Go through the listing and pick out each line with the word "chart" in it.

[Figure scripts]
((

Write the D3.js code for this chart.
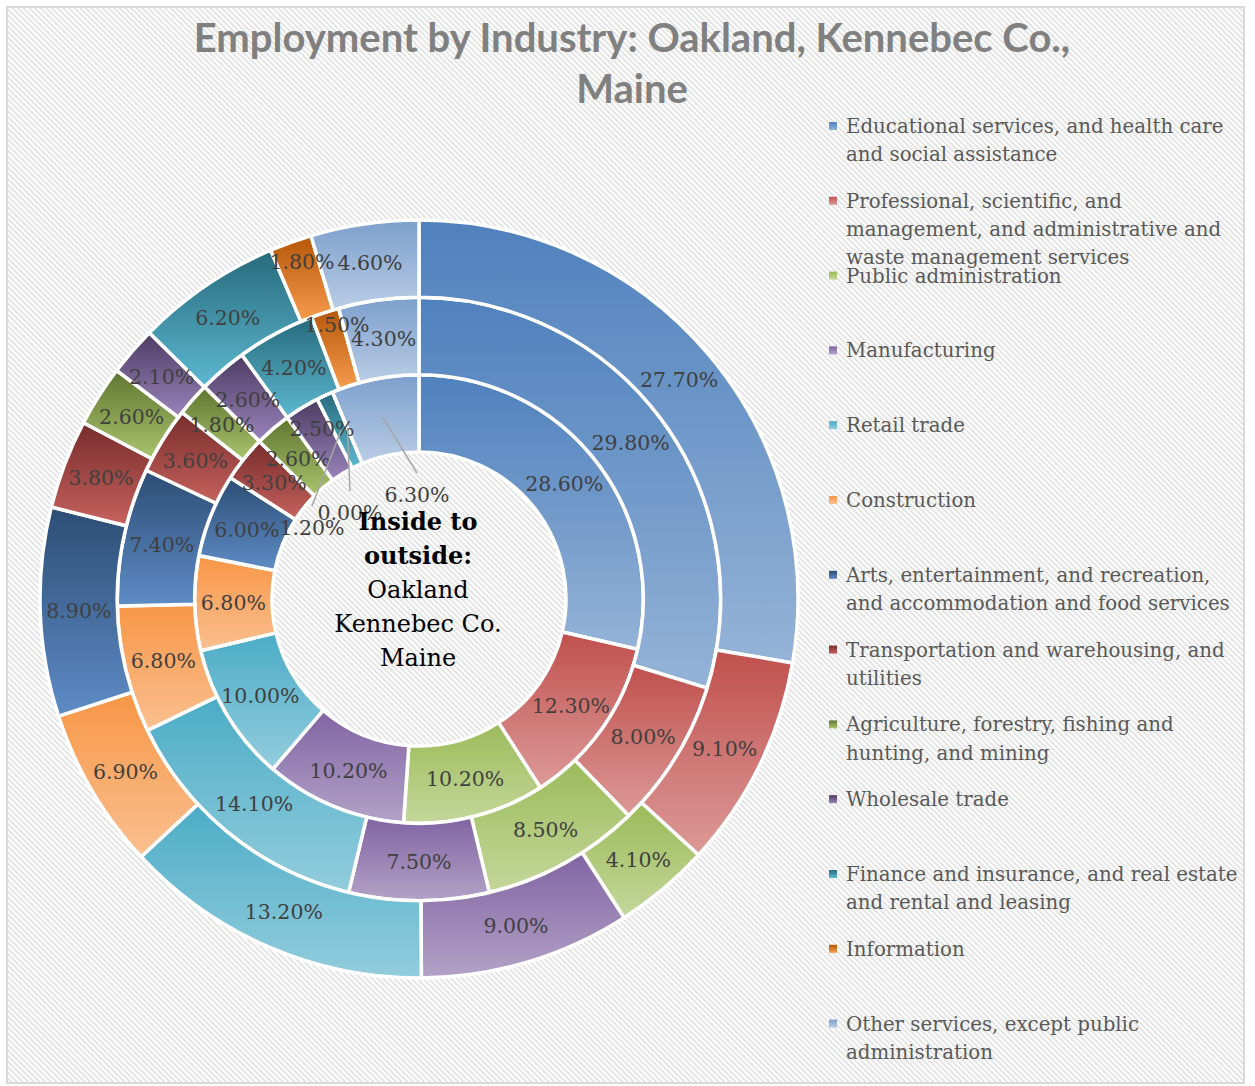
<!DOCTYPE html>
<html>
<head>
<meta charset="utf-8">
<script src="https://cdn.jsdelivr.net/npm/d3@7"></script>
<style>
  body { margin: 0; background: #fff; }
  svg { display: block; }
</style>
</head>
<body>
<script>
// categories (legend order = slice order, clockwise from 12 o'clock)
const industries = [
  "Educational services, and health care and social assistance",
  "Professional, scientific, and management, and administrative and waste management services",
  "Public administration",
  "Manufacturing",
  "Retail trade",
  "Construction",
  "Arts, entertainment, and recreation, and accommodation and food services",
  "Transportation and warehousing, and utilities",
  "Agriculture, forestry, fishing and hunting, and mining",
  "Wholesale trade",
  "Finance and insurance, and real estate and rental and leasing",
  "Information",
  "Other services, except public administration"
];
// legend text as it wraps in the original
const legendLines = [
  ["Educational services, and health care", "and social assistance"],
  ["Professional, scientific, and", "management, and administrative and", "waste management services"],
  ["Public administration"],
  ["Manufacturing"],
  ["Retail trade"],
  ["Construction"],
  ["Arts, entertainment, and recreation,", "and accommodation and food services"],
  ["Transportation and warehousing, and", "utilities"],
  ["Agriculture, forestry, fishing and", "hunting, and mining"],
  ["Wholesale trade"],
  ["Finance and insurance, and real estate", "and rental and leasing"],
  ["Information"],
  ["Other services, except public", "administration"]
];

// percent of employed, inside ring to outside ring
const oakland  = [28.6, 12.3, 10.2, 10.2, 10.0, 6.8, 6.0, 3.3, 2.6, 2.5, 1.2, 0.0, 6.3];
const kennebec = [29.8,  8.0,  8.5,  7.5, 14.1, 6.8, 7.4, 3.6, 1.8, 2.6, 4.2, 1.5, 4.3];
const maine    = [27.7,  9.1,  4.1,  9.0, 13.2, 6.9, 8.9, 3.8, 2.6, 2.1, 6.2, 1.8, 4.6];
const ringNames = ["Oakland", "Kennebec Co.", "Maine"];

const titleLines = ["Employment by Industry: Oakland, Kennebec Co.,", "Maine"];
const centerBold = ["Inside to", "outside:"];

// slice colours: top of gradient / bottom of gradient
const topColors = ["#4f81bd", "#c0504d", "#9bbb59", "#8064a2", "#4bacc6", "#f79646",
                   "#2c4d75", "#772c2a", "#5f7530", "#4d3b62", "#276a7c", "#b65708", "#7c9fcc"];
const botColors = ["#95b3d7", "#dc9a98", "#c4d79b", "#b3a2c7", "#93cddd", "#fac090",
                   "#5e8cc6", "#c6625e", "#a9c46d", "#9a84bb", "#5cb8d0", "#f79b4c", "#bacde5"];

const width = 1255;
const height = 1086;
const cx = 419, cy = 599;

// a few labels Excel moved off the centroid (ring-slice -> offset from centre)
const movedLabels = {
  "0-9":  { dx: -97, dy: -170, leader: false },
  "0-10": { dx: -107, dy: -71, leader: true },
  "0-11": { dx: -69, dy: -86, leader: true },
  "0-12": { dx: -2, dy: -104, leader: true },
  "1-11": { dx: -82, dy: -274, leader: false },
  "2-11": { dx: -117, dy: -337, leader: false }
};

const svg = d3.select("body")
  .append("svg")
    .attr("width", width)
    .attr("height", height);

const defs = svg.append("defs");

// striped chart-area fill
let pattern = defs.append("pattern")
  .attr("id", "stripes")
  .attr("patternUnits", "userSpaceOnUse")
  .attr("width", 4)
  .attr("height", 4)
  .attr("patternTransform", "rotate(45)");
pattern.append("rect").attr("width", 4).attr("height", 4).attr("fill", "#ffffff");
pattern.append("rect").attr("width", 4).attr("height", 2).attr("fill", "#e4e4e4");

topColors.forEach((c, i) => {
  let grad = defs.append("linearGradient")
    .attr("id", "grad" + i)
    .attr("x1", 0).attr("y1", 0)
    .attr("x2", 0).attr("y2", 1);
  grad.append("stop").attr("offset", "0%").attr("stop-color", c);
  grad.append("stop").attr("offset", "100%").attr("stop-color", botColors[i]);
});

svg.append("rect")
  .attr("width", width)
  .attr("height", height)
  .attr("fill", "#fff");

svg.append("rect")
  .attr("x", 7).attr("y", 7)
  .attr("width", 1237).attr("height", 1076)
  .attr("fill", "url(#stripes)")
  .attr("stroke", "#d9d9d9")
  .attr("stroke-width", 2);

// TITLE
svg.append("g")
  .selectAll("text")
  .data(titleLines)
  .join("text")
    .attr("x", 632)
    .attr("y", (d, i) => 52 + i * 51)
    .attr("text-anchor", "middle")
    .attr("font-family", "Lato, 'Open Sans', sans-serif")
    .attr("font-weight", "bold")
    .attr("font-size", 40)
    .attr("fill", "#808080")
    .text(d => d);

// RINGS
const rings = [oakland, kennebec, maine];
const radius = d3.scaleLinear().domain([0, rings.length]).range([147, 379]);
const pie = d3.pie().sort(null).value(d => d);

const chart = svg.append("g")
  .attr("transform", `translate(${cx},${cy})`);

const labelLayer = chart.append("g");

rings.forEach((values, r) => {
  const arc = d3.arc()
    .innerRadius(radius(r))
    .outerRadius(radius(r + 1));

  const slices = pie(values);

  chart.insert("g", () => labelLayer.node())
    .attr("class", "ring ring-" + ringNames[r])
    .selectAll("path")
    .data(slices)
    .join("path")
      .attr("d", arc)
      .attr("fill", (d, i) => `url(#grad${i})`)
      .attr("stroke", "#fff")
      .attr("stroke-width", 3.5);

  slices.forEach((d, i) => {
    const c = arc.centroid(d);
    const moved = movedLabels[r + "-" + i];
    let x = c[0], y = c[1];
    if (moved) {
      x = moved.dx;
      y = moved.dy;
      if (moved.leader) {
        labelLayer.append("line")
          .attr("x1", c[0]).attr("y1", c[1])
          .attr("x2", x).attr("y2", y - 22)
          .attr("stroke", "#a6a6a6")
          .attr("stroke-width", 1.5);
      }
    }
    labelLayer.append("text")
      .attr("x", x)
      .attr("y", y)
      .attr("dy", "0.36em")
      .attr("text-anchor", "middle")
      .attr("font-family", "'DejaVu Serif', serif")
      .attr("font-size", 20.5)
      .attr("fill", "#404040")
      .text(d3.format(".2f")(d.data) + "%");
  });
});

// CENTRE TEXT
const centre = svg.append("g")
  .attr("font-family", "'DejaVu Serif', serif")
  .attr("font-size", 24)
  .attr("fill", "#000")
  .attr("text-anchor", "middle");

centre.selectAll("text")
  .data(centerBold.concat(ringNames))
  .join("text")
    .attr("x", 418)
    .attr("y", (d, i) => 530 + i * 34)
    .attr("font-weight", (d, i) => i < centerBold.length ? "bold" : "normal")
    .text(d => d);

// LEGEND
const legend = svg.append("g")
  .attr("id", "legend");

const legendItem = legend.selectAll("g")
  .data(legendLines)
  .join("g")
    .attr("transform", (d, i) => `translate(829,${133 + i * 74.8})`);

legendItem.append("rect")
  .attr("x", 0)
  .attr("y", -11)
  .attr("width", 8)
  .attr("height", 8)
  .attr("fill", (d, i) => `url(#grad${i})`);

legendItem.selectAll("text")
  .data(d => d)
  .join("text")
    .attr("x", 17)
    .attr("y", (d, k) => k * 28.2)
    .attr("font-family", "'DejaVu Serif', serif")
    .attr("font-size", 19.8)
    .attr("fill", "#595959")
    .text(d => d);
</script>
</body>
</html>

))
((

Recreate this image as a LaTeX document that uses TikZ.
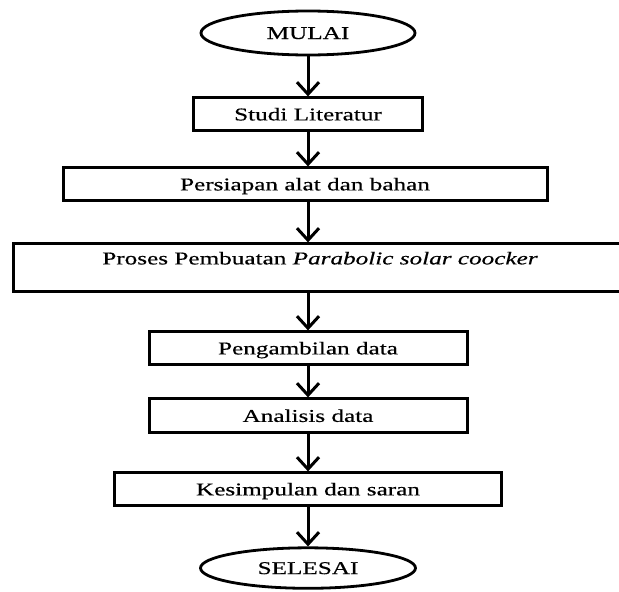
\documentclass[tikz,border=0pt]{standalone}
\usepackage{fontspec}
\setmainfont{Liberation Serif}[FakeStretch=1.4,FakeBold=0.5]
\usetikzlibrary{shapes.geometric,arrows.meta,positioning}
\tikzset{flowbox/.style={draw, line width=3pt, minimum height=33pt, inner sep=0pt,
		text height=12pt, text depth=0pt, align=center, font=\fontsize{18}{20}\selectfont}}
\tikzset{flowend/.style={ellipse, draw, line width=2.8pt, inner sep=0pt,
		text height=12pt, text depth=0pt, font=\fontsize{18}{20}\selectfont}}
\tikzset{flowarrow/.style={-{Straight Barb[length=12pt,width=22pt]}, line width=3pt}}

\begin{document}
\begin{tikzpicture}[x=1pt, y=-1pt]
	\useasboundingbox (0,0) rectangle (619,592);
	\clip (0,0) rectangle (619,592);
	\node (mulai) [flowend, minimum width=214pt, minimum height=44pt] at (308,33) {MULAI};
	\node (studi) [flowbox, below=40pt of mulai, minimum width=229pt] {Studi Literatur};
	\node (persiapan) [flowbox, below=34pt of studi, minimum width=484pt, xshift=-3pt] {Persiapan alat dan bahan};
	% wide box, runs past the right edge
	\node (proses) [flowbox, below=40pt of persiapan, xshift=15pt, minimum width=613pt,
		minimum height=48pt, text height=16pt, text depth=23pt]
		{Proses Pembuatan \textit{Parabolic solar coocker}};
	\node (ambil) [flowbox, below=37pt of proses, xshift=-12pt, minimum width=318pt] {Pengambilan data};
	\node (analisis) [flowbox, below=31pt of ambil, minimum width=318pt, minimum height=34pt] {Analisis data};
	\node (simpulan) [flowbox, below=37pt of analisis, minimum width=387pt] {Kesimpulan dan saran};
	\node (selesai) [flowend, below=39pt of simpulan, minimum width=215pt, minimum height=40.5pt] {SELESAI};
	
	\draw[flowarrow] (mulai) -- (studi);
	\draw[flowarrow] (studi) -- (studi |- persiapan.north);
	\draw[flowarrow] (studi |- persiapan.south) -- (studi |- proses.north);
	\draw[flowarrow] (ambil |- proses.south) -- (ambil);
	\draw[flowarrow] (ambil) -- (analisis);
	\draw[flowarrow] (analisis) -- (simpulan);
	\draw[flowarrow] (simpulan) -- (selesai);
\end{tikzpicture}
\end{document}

))

▶ The solution:
Write the D3.js code for this chart.
// striped chart-area fill
const chart = svg.append("g")
const labelLayer = chart.append("g");
  chart.insert("g", () => labelLayer.node())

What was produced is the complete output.